### What you are asked to do
Search the listing below for the word "with" and copy each line that holds it.

### Data excerpt
◇ ◇ ◇

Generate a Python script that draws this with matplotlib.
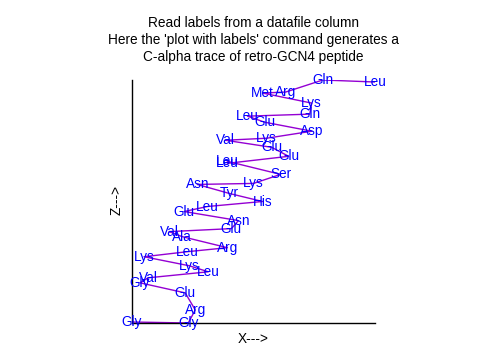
import matplotlib
matplotlib.use("Agg")
import matplotlib.pyplot as plt

residues = ["Gly", "Gly", "Arg", "Glu", "Gly", "Val", "Leu", "Lys", "Lys", "Leu",
            "Arg", "Ala", "Val", "Glu", "Asn", "Glu", "Leu", "His", "Tyr", "Asn",
            "Lys", "Ser", "Leu", "Leu", "Glu", "Glu", "Val", "Lys", "Asp", "Glu",
            "Leu", "Gln", "Lys", "Met", "Arg", "Gln", "Leu"]
x_vals = [0.0, 5.6, 6.3, 5.3, 0.8, 1.6, 7.6, 5.7, 1.2, 5.5,
          9.5, 5.0, 3.7, 9.9, 10.6, 5.2, 7.5, 13.0, 9.7, 6.5,
          12.1, 14.8, 9.5, 9.5, 15.6, 13.9, 9.3, 13.4, 17.9, 13.2,
          11.5, 17.7, 17.9, 13.0, 15.3, 19.0, 24.2]
z_vals = [0.2, 0.1, 1.4, 3.1, 4.1, 4.6, 5.2, 5.8, 6.7, 7.2,
          7.6, 8.7, 9.2, 9.5, 10.3, 11.2, 11.7, 12.2, 13.0, 13.9,
          14.0, 14.9, 16.2, 16.0, 16.7, 17.6, 18.3, 18.5, 19.2, 20.1,
          20.7, 20.9, 22.0, 23.0, 23.1, 24.3, 24.1]

title = ("Read labels from a datafile column\n"
         "Here the 'plot with labels' command generates a\n"
         "C-alpha trace of retro-GCN4 peptide")

plt.rcParams['font.family'] = ['Liberation Sans', 'DejaVu Sans']
FS = 9.8

fig = plt.figure(figsize=(5, 3.5), dpi=100)
ax = fig.add_axes([132/500, 1 - 323/350, (375-132)/500, (323-80)/350])

ax.plot(x_vals, z_vals, color="#9400D3", lw=1.0, solid_joinstyle="round")
for lab, xv, zv in zip(residues, x_vals, z_vals):
    ax.text(xv, zv, lab, color="#0000FF", fontsize=FS, ha="center", va="center",
            clip_on=False)

ax.set_xlim(min(x_vals), max(x_vals))
ax.set_ylim(min(z_vals), max(z_vals))
ax.set_xticks([])
ax.set_yticks([])
for s in ["top", "right"]:
    ax.spines[s].set_visible(False)
for s in ["left", "bottom"]:
    ax.spines[s].set_color("black")
    ax.spines[s].set_linewidth(1.0)

fig.text(253.5/500, 1 - 40/350, title, ha="center", va="center", fontsize=FS,
         linespacing=1.28, color="black")
fig.text(253/500, 1 - 339/350, "X--->", ha="center", va="center", fontsize=FS)
fig.text(117/500, 1 - 200/350, "Z--->", ha="center", va="center", fontsize=FS,
         rotation=90)

fig.savefig("out.png", dpi=100)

◇ ◇ ◇

### Task response
Generate a Python script that draws this with matplotlib.
         "Here the 'plot with labels' command generates a\n"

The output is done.